Você ainda está envolvido com a indústria de jogos ou está totalmente focado nas graphic novels?
Atualmente, não estou trabalhando em um jogo. Meu foco está em desenvolver várias graphic novels, como uma atualização moderna de O Conde de Monte Cristo e o livro Liberty (sobre Beaumarchais). O último projeto de jogo que mencionei em Replay (que me levou à França) acabou sendo cancelado. No entanto, o legado de Prince of Persia está muito ativo. Três projetos diferentes foram lançados recentemente: The Lost Crown, o remake de Sands of Time (que será lançado em breve) e o indie The Rogue Prince of Persia. Embora eu não faça parte da equipe de nenhum deles, dei minha bênção. Estou feliz em ter meu tempo dedicado à escrita e ao desenho de livros.
Que outras graphic novels você está lendo que o inspiram atualmente?
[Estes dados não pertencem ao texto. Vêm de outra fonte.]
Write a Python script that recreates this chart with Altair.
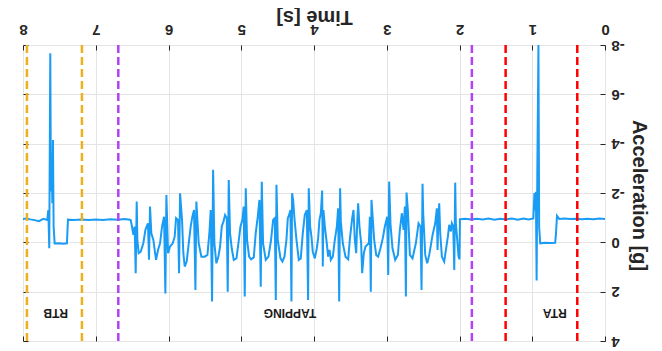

Estou lendo o livro Pour une Fraction de Seconde, de Guy Delisle. É sobre Eadweard Muybridge, que inventou a fotografia em movimento ao fotografar cavalos correndo, em uma época anterior ao cinema. Este trabalho me interessa profundamente porque o processo de rotoscopia que usei nas animações dos meus jogos (Prince of Persia) é uma iteração moderna do processo inventado por Muybridge.